Marenka Thompson-Odlum is a Research Associate at the Pitt Rivers Museums and a doctoral candidate at the University of Glasgow. Her doctoral research explores Glasgow’s role in the trans-Atlantic slave trade through the material culture house at Glasgow Museums. At the Pitt Rivers Museum, she is the researcher on the Labelling Matters project, which investigates the problematic use of language within the museum spaces and ways of decolonisation through re-imagining the definition of a label.
Fatoş Üstek is independent curator and writer, based in London. She was Director of Liverpool Biennial, (2019-20), a jury member for Turner Prize Bursaries 2020, Arts Foundation Futures Award 2021, Scotland in Venice 2022, Dutch Pavilion 2022, and as an external member of the acquisitions committee for the Arts Council Collection (2018-2020).

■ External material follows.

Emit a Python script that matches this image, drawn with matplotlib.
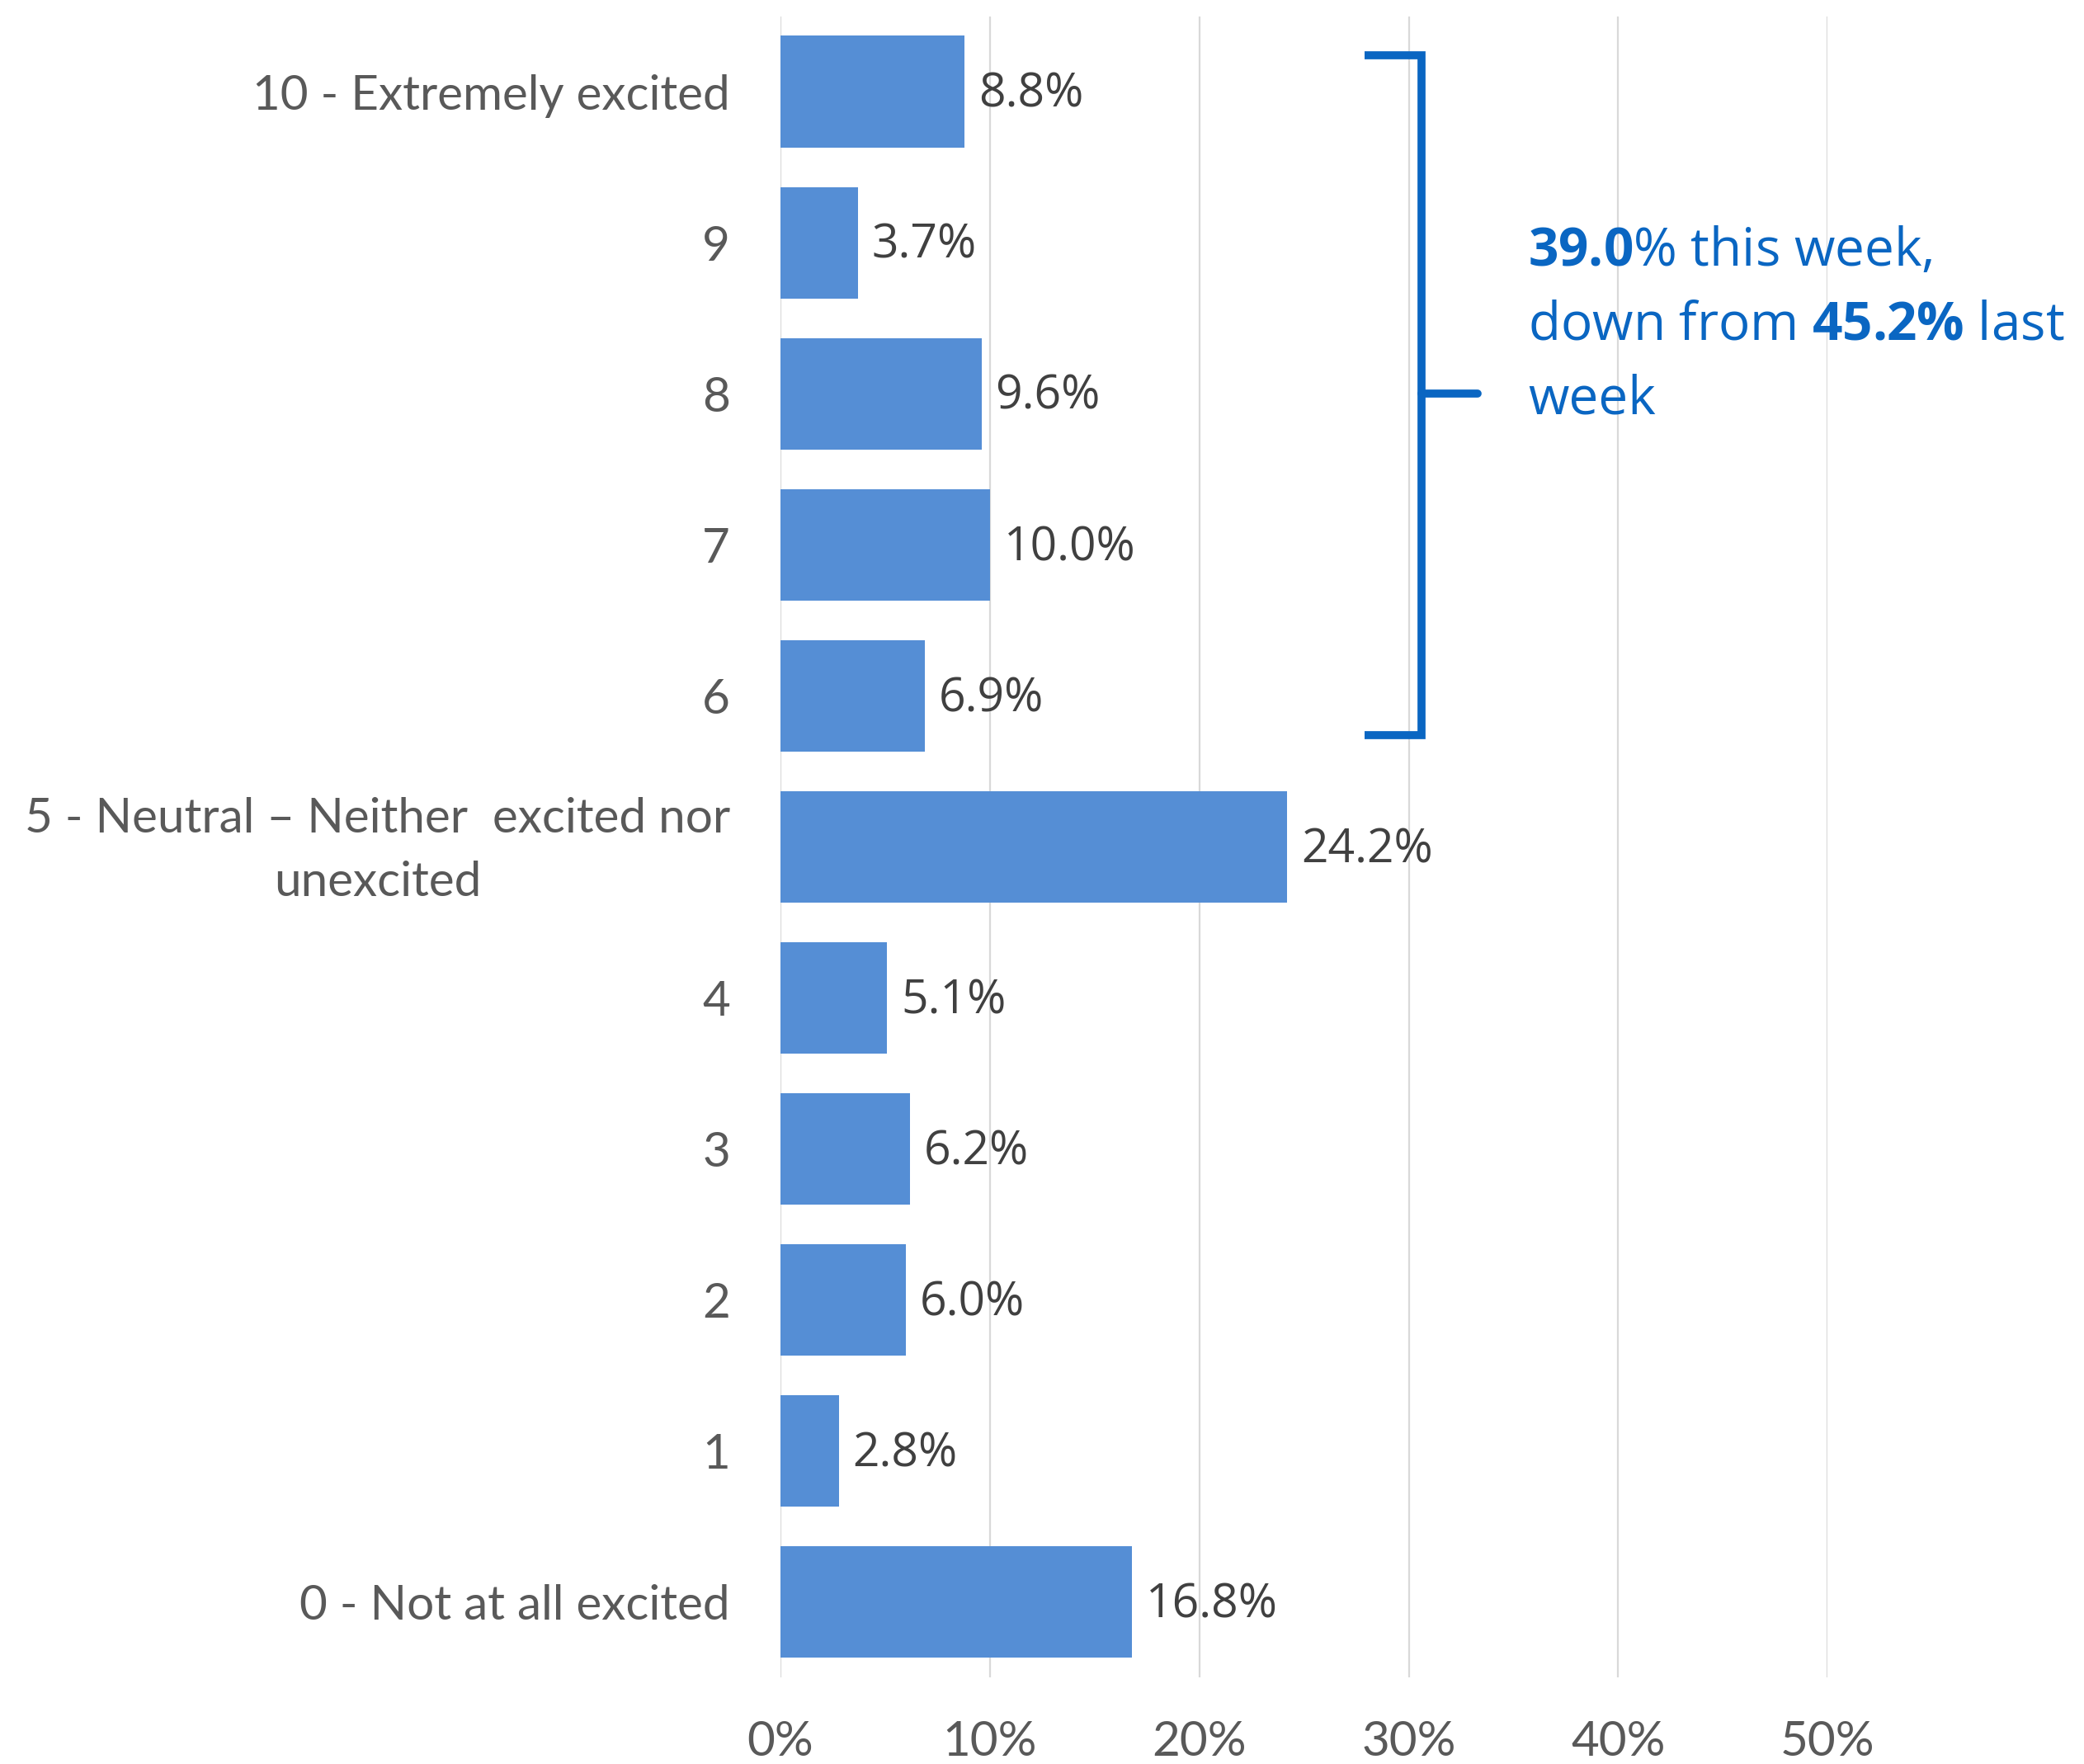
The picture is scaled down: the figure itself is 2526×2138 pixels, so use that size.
import numpy as np
from matplotlib import pyplot as plt
from matplotlib.transforms import ScaledTranslation

# excitement scale, top to bottom as shown
labels = ['10 - Extremely excited', '9', '8', '7', '6',
          '5 - Neutral \u2013 Neither  excited nor\nunexcited',
          '4', '3', '2', '1', '0 - Not at all excited']
scores = [10, 9, 8, 7, 6, 5, 4, 3, 2, 1, 0]
pct = [8.8, 3.7, 9.6, 10.0, 6.9, 24.2, 5.1, 6.2, 6.0, 2.8, 16.8]
x_ticks = [0, 10, 20, 30, 40, 50]

bar_color = '#558ED5'
label_color = '#404040'
tick_color = '#595959'
note_color = '#0A66C2'

plt.rcParams['mathtext.fontset'] = 'custom'
plt.rcParams['mathtext.rm'] = 'Open Sans'
plt.rcParams['mathtext.bf'] = 'Open Sans:bold'

fig = plt.figure(figsize=(25.26, 21.38), dpi=100)
ax = fig.add_axes([0.3745, 0.049, 0.5025, 0.9418])

ax.barh(scores, pct, height=0.74, color=bar_color, zorder=2)
for y, v in zip(scores, pct):
    ax.annotate('%.1f%%' % v, xy=(v, y), xytext=(12, -3), textcoords='offset points',
                ha='left', va='center', fontsize=41, color=label_color,
                family='Open Sans')

ax.set_xlim(0, 50)
ax.set_ylim(-0.5, 10.5)
ax.set_xticks(x_ticks)
ax.set_xticklabels(['%d%%' % t for t in x_ticks], family='Lato',
                   fontsize=42, color=tick_color)
ax.set_yticks(scores)
ax.set_yticklabels(labels, family='Lato', fontsize=42,
                   color=tick_color, multialignment='center', linespacing=1.55)
ax.tick_params(axis='both', length=0)
ax.tick_params(axis='x', pad=37)
ax.tick_params(axis='y', pad=44)
ax.grid(axis='x', color='#D9D9D9', linewidth=1.6, zorder=0)
for s in ax.spines.values():
    s.set_visible(False)

# nudge the two-line neutral label up a little
neutral = ax.get_yticklabels()[5]
neutral.set_transform(neutral.get_transform() + ScaledTranslation(0, 0.12, fig.dpi_scale_trans))

# bracket over scores 6-10
bx, arm, stub = 30.6, 27.9, 33.3
top, bot, mid = 10.24, 5.74, 8.0
ax.plot([arm, bx, bx, arm], [top, top, bot, bot], color=note_color, lw=7,
        solid_joinstyle='miter', solid_capstyle='butt', clip_on=False, zorder=3)
ax.plot([bx, stub], [mid, mid], color=note_color, lw=7,
        solid_capstyle='round', clip_on=False, zorder=3)

note = [r'$\mathbf{39.0}$% this week,',
        r'down from $\mathbf{45.2\%}$ last',
        'week']
for i, line in enumerate(note):
    ax.text(35.7, 8.94 - 0.49 * i, line, ha='left', va='center', fontsize=46,
            color=note_color, family='Open Sans', clip_on=False)

fig.savefig('out.png', dpi=100)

She is the curator of Do Ho Suh’s commission (2018-2020) co-commissioned by Art Night and Sculpture in the City. She was formerly Director and Chief Curator of DRAF (David Roberts Art Foundation), curated miart Talks 2018; Art Night, East London, 2017 and fig-2 50 exhibitions in 50 weeks, ICA, 2015. She acted as Associate Curator for the 10th Gwangju Biennale, 2014. Ustek is a contributing editor to Extra Extra Magazine, a founding member of the Association of Women in the Arts (AWITA); trustee of Art Night; board member of Urbane Kunste Ruhr; advisory panel for Jan van Eyck Academie; member of the International Association of Art Critics AICA UK; and an ICI Alumni.